Psychomotricienne au service musculation physique et réadaptation du centre hospitalier de Laval

« Grâce à l’atelier Corps et mouvement, les patients avouent redécouvrir une partie de leur corps et ça, c’est vraiment très bien ! » Blandine Paumard a le sourire jusqu’aux oreilles et une lueur particulière dans le regard lorsqu’elle se rappelle certains témoignages. Cette Mayennaise de 42 ans est psychomotricienne au centre hospitalier de Laval depuis douze ans maintenant. Pendant ses études de psychologie, elle a une seule certitude : elle a besoin d’action. « Je ne me voyais pas être psychologue, où on parle seulement. » Elle entrera, sur concours, dans une des rares écoles françaises de psychomotricité à Lille.

Quelques années plus tard, c’est toujours le besoin d’agir qui la guide. Cette pétillante brunette fait partie de l’équipe de thérapeutes qui a mis en place il y a quatre ans l’atelier Corps et mouvement au centre hospitalier. Laëtitia Davy, danseuse et enseignante au conservatoire de Laval Agglo, intervient auprès des patients du service de réadaptation. Qu’ils soient en fauteuil, handicapés provisoirement ou plus durablement, ces accidentés de la vie sont tous invités à participer en groupe. « Il y a parfois quelques réticences à cause de la danse et du regard des autres mais au final peu refusent et la mayonnaise prend dès la première séance. »

Pendant cinq séances d’une heure et demie, les thérapeutes laissent la place à l’artiste. Le geste thérapeutique s’efface au profit du geste plaisir. Les corps meurtris retrouvent les sensations qu’ils pensaient oubliées. L’intervenante artistique ne veut rien savoir des pathologies.

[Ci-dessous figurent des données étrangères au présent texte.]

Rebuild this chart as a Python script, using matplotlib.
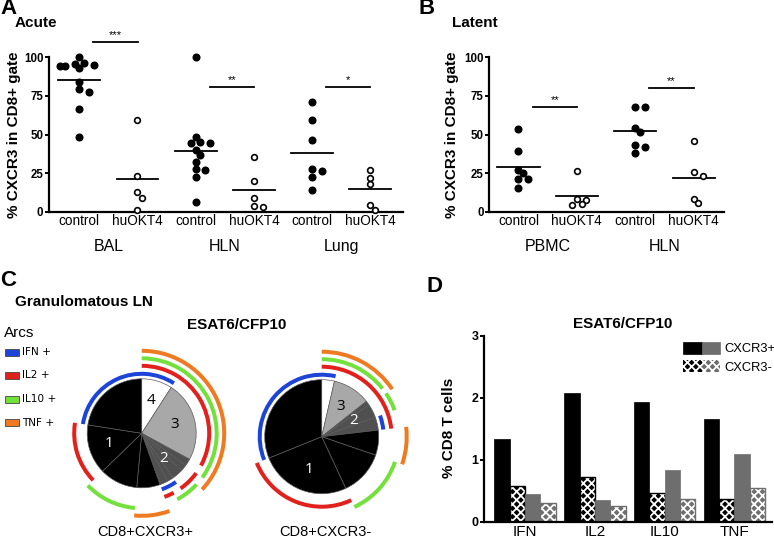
import numpy as np
import matplotlib
matplotlib.use('Agg')
import matplotlib.pyplot as plt
from matplotlib.patches import Wedge, Rectangle, Patch
from matplotlib.legend_handler import HandlerTuple

plt.rcParams['font.family'] = ['Liberation Sans', 'DejaVu Sans']
plt.rcParams['hatch.linewidth'] = 1.3

# ---------------- data ----------------
pair_labels = ['control', 'huOKT4']

acute_groups = ['BAL', 'HLN', 'Lung']
acute_bal_control = [100, 96.5, 95.7, 95.0, 94.6, 94.4, 92.9, 84.3, 79.5, 77.4, 66.4, 48.7]
acute_bal_huokt4 = [59.7, 23.5, 12.9, 9.3, 1.1]
acute_hln_control = [100, 48.7, 45.5, 44.4, 44.8, 40.1, 36.9, 32.1, 27.4, 28.0, 22.4, 6.5]
acute_hln_huokt4 = [35.8, 19.8, 9.3, 3.0, 3.7]
acute_lung_control = [71.3, 59.7, 46.3, 26.5, 28.0, 22.6, 14.2]
acute_lung_huokt4 = [27.4, 22.2, 18.1, 4.5, 1.5]
acute_sig = ['***', '**', '*']
acute_sig_level = [110, 81, 81]

latent_groups = ['PBMC', 'HLN']
latent_pbmc_control = [53.9, 39.7, 27.2, 25.0, 21.5, 21.1, 15.3]
latent_pbmc_huokt4 = [26.3, 8.4, 7.8, 5.0, 4.5]
latent_hln_control = [67.9, 68.1, 54.5, 52.0, 43.5, 42.2, 38.4]
latent_hln_huokt4 = [45.9, 25.6, 23.5, 8.2, 5.8]
latent_sig = ['**', '**']
latent_sig_level = [68, 80]

cytokines = ['IFN +', 'IL2 +', 'IL10 +', 'TNF +']
arc_colors = ['#1c44d8', '#e2211c', '#74e03c', '#f07a22']

# pie slices (clockwise from 12 o'clock): percent, category (# functions), flags IFN/IL2/IL10/TNF
pie1_values = [9.1, 23.8, 2.1, 1.9, 3.3, 1.9, 2.4, 6.9, 11.3, 14.7, 22.5]
pie1_category = [4, 3, 2, 2, 2, 2, 2, 1, 1, 1, 1]
pie1_flags = [(1, 1, 1, 1), (0, 1, 1, 1), (0, 0, 1, 1), (0, 1, 0, 1), (0, 1, 1, 0),
              (1, 0, 1, 0), (1, 1, 0, 0), (0, 0, 0, 1), (0, 0, 1, 0), (0, 1, 0, 0), (1, 0, 0, 0)]
pie1_labels = {0: '4', 1: '3', 4: '2', 9: '1'}

pie2_values = [3.6, 10.75, 1.2, 3.9, 3.7, 7.1, 12.8, 25.8, 31.1]
pie2_category = [4, 3, 2, 2, 2, 1, 1, 1, 1]
pie2_flags = [(1, 1, 1, 1), (0, 1, 1, 1), (0, 1, 0, 1), (0, 1, 1, 0), (1, 1, 0, 0),
              (0, 0, 0, 1), (0, 0, 1, 0), (0, 1, 0, 0), (1, 0, 0, 0)]
pie2_labels = {1: '3', 3: '2', 7: '1'}
pie_titles = ['CD8+CXCR3+', 'CD8+CXCR3-']

bar_categories = ['IFN', 'IL2', 'IL10', 'TNF']
cxcr3pos_black = [1.33, 2.08, 1.94, 1.66]
cxcr3neg_black = [0.57, 0.72, 0.47, 0.37]
cxcr3pos_gray = [0.44, 0.35, 0.83, 1.09]
cxcr3neg_gray = [0.30, 0.25, 0.37, 0.55]

# ---------------- figure ----------------
W, H = 774, 540
fig = plt.figure(figsize=(W / 100, H / 100), dpi=100)


def ax_px(l, t, r, b):
    return fig.add_axes([l / W, 1 - b / H, (r - l) / W, (b - t) / H])


def ftext(x, y, s, **kw):
    fig.text(x / W, 1 - y / H, s, **kw)


def swarm(ax, xc, vals, diam=6.6):
    vals = np.asarray(vals, float)
    pts = ax.transData.transform(np.column_stack([np.full(len(vals), xc), vals]))
    order = np.argsort(-vals, kind='stable')
    placed = []
    xs = np.zeros(len(vals))
    for idx in order:
        x0, y0 = pts[idx]
        cand = x0
        for k in [0, 1, -1, 2, -2, 3, -3, 4, -4]:
            cand = x0 + k * diam * 0.72
            if all((cand - px) ** 2 + (y0 - py) ** 2 >= (diam * 0.88) ** 2 for px, py in placed):
                break
        placed.append((cand, y0))
        xs[idx] = ax.transData.inverted().transform((cand, y0))[0]
    return xs


def dot_panel(ax, data, groups, sig, sig_level, xlim):
    ax.set_xlim(*xlim)
    ax.set_ylim(0, 100)
    for s in ['top', 'right']:
        ax.spines[s].set_visible(False)
    for s in ['left', 'bottom']:
        ax.spines[s].set_linewidth(1.6)
    ax.set_yticks([0, 25, 50, 75, 100])
    ax.tick_params(axis='y', length=3, width=1.4, pad=1, labelsize=8.3)
    for t in ax.get_yticklabels():
        t.set_fontweight('bold')
    ax.set_xticks(range(len(data)))
    ax.set_xticklabels(pair_labels * len(groups), fontsize=9.8)
    ax.tick_params(axis='x', length=0, pad=1.5)
    for i, vals in enumerate(data):
        filled = i % 2 == 0
        xs = swarm(ax, i, vals)
        ax.scatter(xs, vals, s=21 if filled else 17, facecolor='black' if filled else 'white',
                   edgecolor='black', linewidth=1.2, zorder=3, clip_on=False)
        m = np.mean(vals)
        ax.plot([i - 0.36, i + 0.36], [m, m], color='black', lw=1.3, zorder=2)
    for g, name in enumerate(groups):
        ax.text(2 * g + 0.5, -0.22, name, transform=ax.get_xaxis_transform(),
                ha='center', va='center', fontsize=11.5)
        ax.plot([2 * g + 0.24, 2 * g + 1.0], [sig_level[g]] * 2, color='black', lw=1.3, clip_on=False)
        ax.text(2 * g + 0.62, sig_level[g] + 1.2, sig[g], ha='center', va='bottom', fontsize=8, clip_on=False)


# Panel A
axA = ax_px(49, 57.3, 403, 212)
dot_panel(axA, [acute_bal_control, acute_bal_huokt4, acute_hln_control, acute_hln_huokt4,
                acute_lung_control, acute_lung_huokt4], acute_groups, acute_sig, acute_sig_level,
          (-0.52, 5.56))
ftext(14, 135, '% CXCR3 in CD8+ gate', rotation=90, ha='center', va='center', fontsize=11, fontweight='bold')
ftext(0, 9, 'A', fontsize=16, fontweight='bold', ha='left', va='center')
ftext(15, 23, 'Acute', fontsize=11, fontweight='bold', ha='left', va='center')

# Panel B
axB = ax_px(489.3, 57.3, 724, 212)
dot_panel(axB, [latent_pbmc_control, latent_pbmc_huokt4, latent_hln_control, latent_hln_huokt4],
          latent_groups, latent_sig, latent_sig_level, (-0.5, 3.52))
ftext(452, 135, '% CXCR3 in CD8+ gate', rotation=90, ha='center', va='center', fontsize=11, fontweight='bold')
ftext(418, 9, 'B', fontsize=16, fontweight='bold', ha='left', va='center')
ftext(452, 23, 'Latent', fontsize=11, fontweight='bold', ha='left', va='center')

# Panel C
ftext(0, 281, 'C', fontsize=16, fontweight='bold', ha='left', va='center')
ftext(15, 302, 'Granulomatous LN', fontsize=11, fontweight='bold', ha='left', va='center')
ftext(237, 325, 'ESAT6/CFP10', fontsize=11, fontweight='bold', ha='center', va='center')
ftext(4, 333, 'Arcs', fontsize=11, ha='left', va='center')
for k, (name, col) in enumerate(zip(cytokines, arc_colors)):
    yk = 352 + k * 23.5
    fig.add_artist(Rectangle((5 / W, 1 - (yk + 3.5) / H), 14 / W, 7 / H, transform=fig.transFigure,
                             facecolor=col, edgecolor='#444444', linewidth=0.6))
    ftext(22, yk, name, fontsize=7.6, ha='left', va='center', family='DejaVu Sans')

ring_offsets = [5, 13, 20.5, 28]
slice_colors = {4: '#ffffff', 3: '#a8a8a8', 2: '#505050', 1: '#000000'}


def spice_pie(cx, cy, r, values, category, flags, labels, title):
    ax = ax_px(cx - 100, cy - 100, cx + 100, cy + 100)
    cols = [slice_colors[c] for c in category]
    ax.pie(values, colors=cols, startangle=90, counterclock=False, radius=r,
           wedgeprops=dict(edgecolor='#5a5a5a', linewidth=0.5))
    ax.set_xlim(-100, 100)
    ax.set_ylim(-100, 100)
    ax.axis('off')
    v = np.asarray(values, float)
    edges = np.concatenate([[0], np.cumsum(v)]) / v.sum() * 360
    n = len(values)
    for c in range(4):
        on = [f[c] == 1 for f in flags]
        runs = []
        i = 0
        while i < n:
            if on[i]:
                j = i
                while j + 1 < n and on[j + 1]:
                    j += 1
                runs.append([edges[i], edges[j + 1]])
                i = j + 1
            else:
                i += 1
        if len(runs) > 1 and on[0] and on[-1]:
            first = runs.pop(0)
            runs[-1][1] = 360 + first[1]
        rr = r + ring_offsets[c]
        for a1, a2 in runs:
            ax.add_patch(Wedge((0, 0), rr + 2, 90 - a2, 90 - a1, width=4,
                               facecolor=arc_colors[c], edgecolor='none'))
    for idx, lab in labels.items():
        mid = (edges[idx] + edges[idx + 1]) / 2
        frac = 0.62
        th = np.deg2rad(90 - mid)
        col = 'black' if category[idx] >= 3 else 'white'
        ax.text(frac * r * np.cos(th), frac * r * np.sin(th), lab, color=col, fontsize=11,
                ha='center', va='center', family='Open Sans')
    ftext(cx + 4, 532, title, fontsize=10.5, ha='center', va='center')


spice_pie(141.7, 433.3, 54.5, pie1_values, pie1_category, pie1_flags, pie1_labels, pie_titles[0])
spice_pie(321.7, 436.7, 57, pie2_values, pie2_category, pie2_flags, pie2_labels, pie_titles[1])

# Panel D
axD = ax_px(484, 336, 772, 521.7)
x = np.arange(len(bar_categories))
bw = 0.22
gray = '#6e6e6e'
series = [(cxcr3pos_black, 'black', False), (cxcr3neg_black, 'black', True),
          (cxcr3pos_gray, gray, False), (cxcr3neg_gray, gray, True)]
for k, (vals, col, chk) in enumerate(series):
    pos = x + (k - 1.5) * bw
    if chk:
        axD.bar(pos, vals, bw, color=col, edgecolor='white', linewidth=0, hatch='xxxx')
        axD.bar(pos, vals, bw, fill=False, edgecolor=col, linewidth=1.0)
    else:
        axD.bar(pos, vals, bw, color=col, edgecolor=col, linewidth=0.5)
axD.set_xlim(-0.59, 3.54)
axD.set_ylim(0, 3)
for s in ['top', 'right']:
    axD.spines[s].set_visible(False)
for s in ['left', 'bottom']:
    axD.spines[s].set_linewidth(1.6)
axD.set_yticks([0, 1, 2, 3])
axD.tick_params(axis='y', length=3, width=1.4, pad=1, labelsize=9)
for t in axD.get_yticklabels():
    t.set_fontweight('bold')
axD.set_xticks(x)
axD.set_xticklabels(bar_categories, fontsize=11)
axD.tick_params(axis='x', length=0, pad=2.5)
ftext(449, 428, '% CD8 T cells', rotation=90, ha='center', va='center', fontsize=11, fontweight='bold')
ftext(623, 324, 'ESAT6/CFP10', fontsize=11, fontweight='bold', ha='center', va='center')
ftext(427, 287, 'D', fontsize=16, fontweight='bold', ha='left', va='center')
h_pos = (Patch(facecolor='black', edgecolor='black', linewidth=0.5), Patch(facecolor=gray, edgecolor=gray, linewidth=0.5))
h_neg = (Patch(facecolor='black', edgecolor='white', linewidth=0, hatch='xxxx'),
         Patch(facecolor=gray, edgecolor='white', linewidth=0, hatch='xxxx'))
axD.legend([h_pos, h_neg], ['CXCR3+', 'CXCR3-'], handler_map={tuple: HandlerTuple(ndivide=None, pad=0)},
           loc='upper left', bbox_to_anchor=(683 / W, 1 - 342 / H), bbox_transform=fig.transFigure,
           frameon=False, fontsize=9.3, handlelength=2.9, handleheight=1.0, handletextpad=0.3,
           labelspacing=0.4, borderpad=0, borderaxespad=0)

fig.savefig('out.png', dpi=100)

Elle propose des gestes librement inspirés du spectacle auxquels les patients assisteront à l’issue des séances, au Théâtre de Laval. Pour Blandine c’est évident, il y a un avant et un après atelier, y compris pour elle. « Il y a même des patients qui veulent continuer à la sortie de l’hôpital. »

 

Murielle Fléchard et Audrey Dassibat

Infirmières à l’hôpital de jour en santé mentale de Laval

L’ idée est venue d’une rencontre avec l’équipe de Lecture en tête, organisatrice du Festival du 1er roman, il y a quatre ans. Permettre à un écrivain en résidence d’animer un atelier d’écriture pour les patients de l’hôpital de jour. Murielle Fléchard, infirmière, se souvient : « on a été ravis et touchés par cette démarche et on a dit oui tout de suite ». La lecture était déjà très présente à l’hôpital. Au travers d’un atelier « mémoire »,  Murielle et ses collègues ritualisaient la rencontre entre un ouvrage et les patients. Mais avec l’atelier d’écriture, c’est une étape supplémentaire qui est franchie. Audrey Dassibat explique : « le patient psy vit en marge, d’abord à cause de sa maladie, mais aussi à cause du regard des autres ». Cette rencontre avec une personne qui incarne la « normalité » est donc un évènement en soi.
L’équipe soignante prépare en amont les trois à quatre séances prévues avec l’auteur pour huit à douze patients différents à chaque fois. Mais lorsque démarre la rencontre, les soignants deviennent des participants comme les autres et seul le romancier reste à la barre. « C’est une rencontre entre deux bienveillances, celle de l’auteur et celle des patients, il ne peut en sortir que du bon » confie Murielle, qui ne pourrait plus se passer de ces ateliers. Et ça fonctionne ! Les patients jouent le jeu et se lâchent sous l’impulsion des auteurs. Ils expriment des sentiments, une vision du monde que seule la présence d’un non soignant peut déclencher.
Ces deux femmes engagées, 33 ans de psychiatrie cumulés, restent malgré tout réalistes. « On n’attend pas de miracle mais il y a des choses qui émergent ! » Pour elles, cet atelier est une « parenthèse indélébile » dont il reste forcément des traces chez leurs patients. Des bribes de parole libérée qu’elles peuvent « convoquer » lorsque ceux-ci en ont besoin.

 

Article paru dans le dossier «L’art peut-il soigner ? » du numéro 65 du magazine Tranzistor.